Attention sélective et attention soutenue : « Comparaison de caractères d'écriture »

Dans cet exercice, il s'agit de comparer items par item deux lignes de caractères d'écriture ou de symboles, le plus rapidement possible. Les deux lignes à comparer peuvent être disposées l'une en dessous de l'autre, ou décalées, ou encore perpendiculaires. Il existe deux niveaux de difficulté, selon le nombre de caractères à comparer ; nous avons choisi le plus difficile, huit caractères.

Tests neuropsychologiques utilisés pour la mémoire immédiate et pour la mémoire de travail.

Les épreuves standardisées utilisées pour évaluer la mémoire auditive et la mémoire visuelle immédiates (dépendant respectivement globalement de l'hémisphère gauche et de l'hémisphère droit) donnent des indications à la fois sur l'attention, la mémoire immédiate et la mémoire de travail, ces trois systèmes étant intimement liés ; d'ailleurs l'empan, c'est-à-dire le nombre de chiffres répétés correctement ou le nombre de blocs correctement pointés, est également nommé « empan attentionnel » (Seron et Van Der Linden, 2004, p. 107).

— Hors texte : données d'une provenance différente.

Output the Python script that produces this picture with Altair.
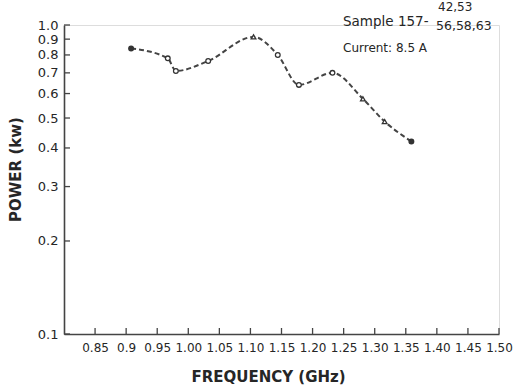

Les subtests de l'échelle de mémoire de Wechsler, version III (MEM III).

Les subtests suivants ont été retenus :

- Mémoire des chiffres : il s'agit d'un rappel immédiat de chiffres, permettant d'obtenir un empan verbal, identique au subtest du même nom de la WAIS-R

- Mémoire spatiale : dérivée du test des blocs de Corsi, cette épreuve consiste à désigner une succession de blocs immédiatement après l'examinateur, dans le même ordre. Elle permet d'obtenir un empan visuo-spatial.

- Mémoire logique I : il s'agit du rappel immédiat d'une histoire courte lue par l'examinateur.

- Reconnaissance des visages I : pour cette épreuve, le sujet doit observer une série de 24 visages, puis désigner parmi 48 visages ceux qu'il a vus auparavant.

- Mémoire des chiffres, ordre inverse : une série de chiffres est lue au sujet qui doit les redonner en sens inversé, en commençant par le dernier.

- Mémoire spatiale, ordre inverse : le sujet doit désigner la succession de blocs montrés par l'examinateur, mais en ordre inverse, en commençant par le dernier pointé.